And from longtime Canadiens chronicler Red Fisher:
Hockey came first for Molsons
"Teams don't wear the mantle of greatness unless they're also blessed with great owners."
Red Fisher, The Montreal Gazette, Friday, May 29, 2009
Hockey's most important story of the week for Canadiens fans had nothing to do with the start of tomorrow night's Red Wings-Penguins Stanley Cup final in Detroit.
It had nothing to do with the same two teams pursuing the game's biggest prize for a second consecutive season.
It had everything to do with the announcement this week that members of the Molson family are "considering" purchasing the team from George N. Gillett Jr.
Uh-huh. That Gillett, the one who the last time we met I asked about reports that his Canadiens were on the block. He insisted in the briefest interview of my 50-plus-year career that his decision to hire a firm to study his financial situation was linked only with "estate planning."
End of interview.
No problem there. Those two words were better than none, even though they wouldn't come within a rink-length of passing a polygraph test.
As you know, Tuesday's late-afternoon announcement from Geoffrey Molson, son of Eric, said that he and his brothers, Andrew and Justin, are "considering the possibility of submitting a proposal to purchase Gillett's 81.1 per cent ownership" of the Canadiens and the Bell Centre.
In the 54 years I have covered this one-of-a-kind franchise, 17 head coaches, starting with Toe Blake, have come and gone. Others are Claude Ruel, Al MacNeil, Scotty Bowman, Bernie Geoffrion, Bob Berry, Jacques Lemaire, Jean Perron, Pat Burns, Jacques Demers, Jacques Laperrière (only one game, as I recall), Mario Tremblay, Alain Vig-neault, Michel Therrien, Claude Julien, Bob Gainey and Guy Carbonneau.

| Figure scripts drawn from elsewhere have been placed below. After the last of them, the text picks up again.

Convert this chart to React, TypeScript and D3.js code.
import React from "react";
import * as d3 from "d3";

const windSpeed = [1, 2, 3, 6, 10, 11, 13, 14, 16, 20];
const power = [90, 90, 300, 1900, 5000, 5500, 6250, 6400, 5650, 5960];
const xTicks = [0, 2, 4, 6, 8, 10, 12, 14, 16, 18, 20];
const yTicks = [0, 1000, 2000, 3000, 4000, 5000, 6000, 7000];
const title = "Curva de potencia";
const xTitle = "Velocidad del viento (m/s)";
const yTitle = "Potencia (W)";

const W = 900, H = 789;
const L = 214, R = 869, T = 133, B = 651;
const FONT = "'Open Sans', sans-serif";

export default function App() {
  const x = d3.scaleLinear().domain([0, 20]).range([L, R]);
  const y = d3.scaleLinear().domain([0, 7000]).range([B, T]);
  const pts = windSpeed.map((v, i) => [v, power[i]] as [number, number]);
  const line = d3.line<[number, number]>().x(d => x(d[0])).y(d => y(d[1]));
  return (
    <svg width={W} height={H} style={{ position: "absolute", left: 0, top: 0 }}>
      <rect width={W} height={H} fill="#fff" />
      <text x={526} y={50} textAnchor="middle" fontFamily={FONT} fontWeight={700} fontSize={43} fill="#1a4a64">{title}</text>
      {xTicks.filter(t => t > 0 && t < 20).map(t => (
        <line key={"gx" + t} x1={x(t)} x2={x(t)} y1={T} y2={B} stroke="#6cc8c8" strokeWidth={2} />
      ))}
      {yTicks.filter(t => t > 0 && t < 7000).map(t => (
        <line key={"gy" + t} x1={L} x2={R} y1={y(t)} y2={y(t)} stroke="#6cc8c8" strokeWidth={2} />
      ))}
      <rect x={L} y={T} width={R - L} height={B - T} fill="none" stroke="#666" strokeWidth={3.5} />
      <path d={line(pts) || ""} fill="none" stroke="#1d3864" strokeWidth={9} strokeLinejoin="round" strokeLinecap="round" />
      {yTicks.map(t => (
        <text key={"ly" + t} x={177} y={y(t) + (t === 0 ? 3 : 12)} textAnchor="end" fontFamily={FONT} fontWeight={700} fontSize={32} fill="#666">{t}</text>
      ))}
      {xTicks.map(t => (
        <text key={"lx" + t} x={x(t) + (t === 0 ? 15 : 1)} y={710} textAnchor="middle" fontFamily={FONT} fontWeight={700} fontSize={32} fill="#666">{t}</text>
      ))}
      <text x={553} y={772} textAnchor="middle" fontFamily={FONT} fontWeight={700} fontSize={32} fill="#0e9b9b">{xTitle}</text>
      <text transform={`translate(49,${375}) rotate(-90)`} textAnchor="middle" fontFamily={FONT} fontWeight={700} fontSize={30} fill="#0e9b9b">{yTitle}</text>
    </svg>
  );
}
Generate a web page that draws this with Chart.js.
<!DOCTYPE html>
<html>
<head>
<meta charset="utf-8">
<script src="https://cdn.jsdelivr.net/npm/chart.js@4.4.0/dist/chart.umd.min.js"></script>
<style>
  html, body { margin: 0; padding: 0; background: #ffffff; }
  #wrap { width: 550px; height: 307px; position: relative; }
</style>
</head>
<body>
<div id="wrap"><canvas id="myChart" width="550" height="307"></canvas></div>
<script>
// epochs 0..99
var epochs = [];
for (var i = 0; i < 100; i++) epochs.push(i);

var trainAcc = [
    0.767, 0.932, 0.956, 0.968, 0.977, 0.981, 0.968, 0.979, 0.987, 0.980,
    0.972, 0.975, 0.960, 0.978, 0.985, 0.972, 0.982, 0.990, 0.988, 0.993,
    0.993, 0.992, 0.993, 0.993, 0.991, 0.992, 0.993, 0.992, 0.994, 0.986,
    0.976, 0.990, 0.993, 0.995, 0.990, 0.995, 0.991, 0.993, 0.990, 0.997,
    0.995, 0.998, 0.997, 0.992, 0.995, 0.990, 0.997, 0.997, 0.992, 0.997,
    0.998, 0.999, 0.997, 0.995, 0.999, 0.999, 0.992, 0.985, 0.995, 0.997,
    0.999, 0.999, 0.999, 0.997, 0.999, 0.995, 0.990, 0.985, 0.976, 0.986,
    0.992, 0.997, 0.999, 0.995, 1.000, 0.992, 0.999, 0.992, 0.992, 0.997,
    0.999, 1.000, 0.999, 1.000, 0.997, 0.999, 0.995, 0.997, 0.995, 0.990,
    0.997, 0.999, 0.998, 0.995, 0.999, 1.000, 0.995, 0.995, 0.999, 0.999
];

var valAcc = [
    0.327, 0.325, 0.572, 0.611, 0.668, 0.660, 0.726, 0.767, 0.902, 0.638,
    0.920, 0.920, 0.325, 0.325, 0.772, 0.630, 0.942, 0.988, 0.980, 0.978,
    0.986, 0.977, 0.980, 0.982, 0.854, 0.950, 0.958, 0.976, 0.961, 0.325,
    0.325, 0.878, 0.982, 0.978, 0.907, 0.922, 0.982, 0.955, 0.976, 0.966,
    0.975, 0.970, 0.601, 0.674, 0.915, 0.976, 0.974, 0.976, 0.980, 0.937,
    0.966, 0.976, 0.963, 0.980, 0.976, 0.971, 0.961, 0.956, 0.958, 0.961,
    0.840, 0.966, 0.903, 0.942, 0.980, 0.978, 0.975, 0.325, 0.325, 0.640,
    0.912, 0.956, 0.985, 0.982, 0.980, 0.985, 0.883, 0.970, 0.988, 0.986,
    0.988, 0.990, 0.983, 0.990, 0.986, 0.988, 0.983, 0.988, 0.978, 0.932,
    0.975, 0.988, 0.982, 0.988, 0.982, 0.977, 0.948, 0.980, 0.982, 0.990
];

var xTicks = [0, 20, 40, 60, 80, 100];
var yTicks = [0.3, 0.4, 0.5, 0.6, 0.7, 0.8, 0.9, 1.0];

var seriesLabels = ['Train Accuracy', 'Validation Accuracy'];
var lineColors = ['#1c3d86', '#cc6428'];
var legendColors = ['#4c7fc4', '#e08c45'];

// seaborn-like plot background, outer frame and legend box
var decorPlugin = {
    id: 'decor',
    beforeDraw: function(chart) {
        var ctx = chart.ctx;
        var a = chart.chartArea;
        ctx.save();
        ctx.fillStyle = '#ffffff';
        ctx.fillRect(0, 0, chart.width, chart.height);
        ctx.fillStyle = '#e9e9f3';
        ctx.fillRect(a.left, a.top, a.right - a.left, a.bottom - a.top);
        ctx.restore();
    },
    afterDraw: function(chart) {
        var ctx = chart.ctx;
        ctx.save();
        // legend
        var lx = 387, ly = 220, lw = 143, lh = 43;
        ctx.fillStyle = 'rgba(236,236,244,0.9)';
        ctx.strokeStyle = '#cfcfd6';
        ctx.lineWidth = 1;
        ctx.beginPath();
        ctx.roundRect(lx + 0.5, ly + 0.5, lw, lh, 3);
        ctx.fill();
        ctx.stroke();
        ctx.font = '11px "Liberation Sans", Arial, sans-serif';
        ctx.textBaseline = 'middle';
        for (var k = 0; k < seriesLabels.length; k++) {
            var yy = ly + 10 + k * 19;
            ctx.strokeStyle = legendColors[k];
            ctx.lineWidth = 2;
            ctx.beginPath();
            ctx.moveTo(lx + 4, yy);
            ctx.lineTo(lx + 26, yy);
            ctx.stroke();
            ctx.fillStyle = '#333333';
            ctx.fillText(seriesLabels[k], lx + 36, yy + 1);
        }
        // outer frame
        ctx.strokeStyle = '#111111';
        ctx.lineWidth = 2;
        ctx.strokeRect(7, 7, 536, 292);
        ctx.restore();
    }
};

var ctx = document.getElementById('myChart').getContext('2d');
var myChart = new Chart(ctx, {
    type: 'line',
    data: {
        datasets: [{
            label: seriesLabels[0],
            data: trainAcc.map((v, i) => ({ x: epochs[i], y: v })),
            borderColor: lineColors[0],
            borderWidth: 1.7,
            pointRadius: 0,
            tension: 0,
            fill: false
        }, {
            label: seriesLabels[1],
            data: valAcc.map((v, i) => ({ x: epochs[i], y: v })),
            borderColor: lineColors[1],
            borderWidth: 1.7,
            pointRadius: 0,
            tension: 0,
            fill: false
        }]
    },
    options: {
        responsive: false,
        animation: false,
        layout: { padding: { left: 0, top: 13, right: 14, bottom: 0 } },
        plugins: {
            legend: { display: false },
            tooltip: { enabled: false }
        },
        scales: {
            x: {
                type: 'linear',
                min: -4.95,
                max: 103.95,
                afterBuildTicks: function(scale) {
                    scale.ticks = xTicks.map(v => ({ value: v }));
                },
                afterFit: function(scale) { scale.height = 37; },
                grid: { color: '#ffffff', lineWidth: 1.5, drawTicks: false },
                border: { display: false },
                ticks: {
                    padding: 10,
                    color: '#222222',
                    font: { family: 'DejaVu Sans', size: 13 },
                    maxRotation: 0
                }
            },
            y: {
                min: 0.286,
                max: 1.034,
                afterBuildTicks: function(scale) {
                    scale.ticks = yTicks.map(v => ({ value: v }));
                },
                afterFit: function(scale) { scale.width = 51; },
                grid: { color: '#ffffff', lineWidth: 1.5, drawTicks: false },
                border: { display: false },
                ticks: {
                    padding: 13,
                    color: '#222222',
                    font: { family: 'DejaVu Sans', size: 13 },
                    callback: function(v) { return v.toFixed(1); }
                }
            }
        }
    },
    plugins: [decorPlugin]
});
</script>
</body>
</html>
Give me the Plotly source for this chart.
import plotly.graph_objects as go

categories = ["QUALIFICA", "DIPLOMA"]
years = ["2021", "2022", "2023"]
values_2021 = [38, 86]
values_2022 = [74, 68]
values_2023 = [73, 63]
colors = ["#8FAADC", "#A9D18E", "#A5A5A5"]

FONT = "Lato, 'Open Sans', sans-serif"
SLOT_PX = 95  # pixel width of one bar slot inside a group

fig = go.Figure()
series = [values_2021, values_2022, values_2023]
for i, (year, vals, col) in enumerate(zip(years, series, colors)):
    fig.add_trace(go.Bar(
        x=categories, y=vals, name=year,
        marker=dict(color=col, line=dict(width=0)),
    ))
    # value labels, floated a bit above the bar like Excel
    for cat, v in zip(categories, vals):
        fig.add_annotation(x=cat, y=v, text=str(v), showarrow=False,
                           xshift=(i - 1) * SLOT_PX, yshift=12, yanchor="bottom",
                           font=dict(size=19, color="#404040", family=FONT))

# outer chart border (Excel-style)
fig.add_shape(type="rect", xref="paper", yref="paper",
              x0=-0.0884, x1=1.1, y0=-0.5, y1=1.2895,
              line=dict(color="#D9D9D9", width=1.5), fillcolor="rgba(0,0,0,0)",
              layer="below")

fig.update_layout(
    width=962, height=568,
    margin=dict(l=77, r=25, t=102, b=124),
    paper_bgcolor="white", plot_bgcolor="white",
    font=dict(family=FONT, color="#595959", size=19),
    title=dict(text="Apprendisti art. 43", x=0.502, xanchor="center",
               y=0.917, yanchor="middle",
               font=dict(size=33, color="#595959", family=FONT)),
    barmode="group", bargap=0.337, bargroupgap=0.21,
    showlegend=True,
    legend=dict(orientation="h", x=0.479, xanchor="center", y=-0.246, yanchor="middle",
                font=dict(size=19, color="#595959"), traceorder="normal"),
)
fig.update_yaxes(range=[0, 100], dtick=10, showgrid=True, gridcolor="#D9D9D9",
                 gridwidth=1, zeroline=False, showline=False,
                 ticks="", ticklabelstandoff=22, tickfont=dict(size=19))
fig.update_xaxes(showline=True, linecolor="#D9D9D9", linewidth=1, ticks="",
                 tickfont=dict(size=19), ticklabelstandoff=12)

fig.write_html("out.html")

Fifteen captains: Butch Bouchard, Maurice Richard, Doug Harvey, Jean Béliveau, Henri Richard, Yvan Cournoyer, Serge Savard, Bob Gainey, Guy Carbonneau, Chris Chelios, Kirk Muller, Mike Keane, Pierre Turgeon, Vincent Damphousse and Saku Koivu.
There have been seven general managers: Frank J. Selke, Sam Pollock, Irving Grundman, Serge Savard, Réjean Houle, André Savard and Gainey.
The owners have been Senator Donat Raymond, Senator Hartland Molson, the brothers David, William and Peter Molson, Peter and Edward Bronfman, Molson Brewery and Gillett.
The one I have admired the most was Senator Molson, because during all the years he sat in the owner's box, he felt the team belonged to the fans. It was all about hockey rather than the almighty dollar. As much as Senator Molson loved the Canadiens, he felt deeply about the game wherever it was played. He never hesitated to leap into the fray whenever and wherever there was a hint of scandal.
If the Molson brothers do submit a proposal, they would be joining what appeared to have been a two-horse race in what was expected to be a bitter battle between communications giants BCE Inc. and Quebecor Inc. I don't know any of the Molson brothers, but what I do know is that Canadiens fans and the credibility of the game always came first with Senator Molson. The Canadiens were family.
How do you put a price on that?
Sixteen years have passed since the Canadiens have won a Stanley Cup, but the franchise still is regarded as the NHL's flagship for success. Twenty-four Stanley Cups. Forty-four players in the Hall of Fame. Ten builders. Selke and Pollock: the greatest general managers in NHL history. Blake and Bowman: the best coaches, in that order.
It goes beyond that, though: teams don't wear the mantle of greatness unless they're also blessed with great owners.
Most of them made their fortunes in the business world, but there was one constant among them: a love of the game. They were more than owners: they were hockey fans - none as devoted as Senator Molson, who along with his brother Thomas purchased Le Club de Hockey Canadien and the Canadian Arena Company in September 1957 from Senator Raymond - after the team had won the first two Cups of what was to be a record run of five in a row.
Senator Raymond, like Senator Molson, was a fan. Loved the game. Loved to win.
He didn't come around as often as Senator Molson, who rarely missed a game in Montreal, but he bled bleu, blanc, rouge. And when you do, if you're an owner, you step aside and let hockey people run the shop. No questions asked.
I don't know which group is likely to acquire the Canadiens. At the moment, nobody does.
What I do know ... what Canadiens fans must hope for ... is that the biggest winner is hockey.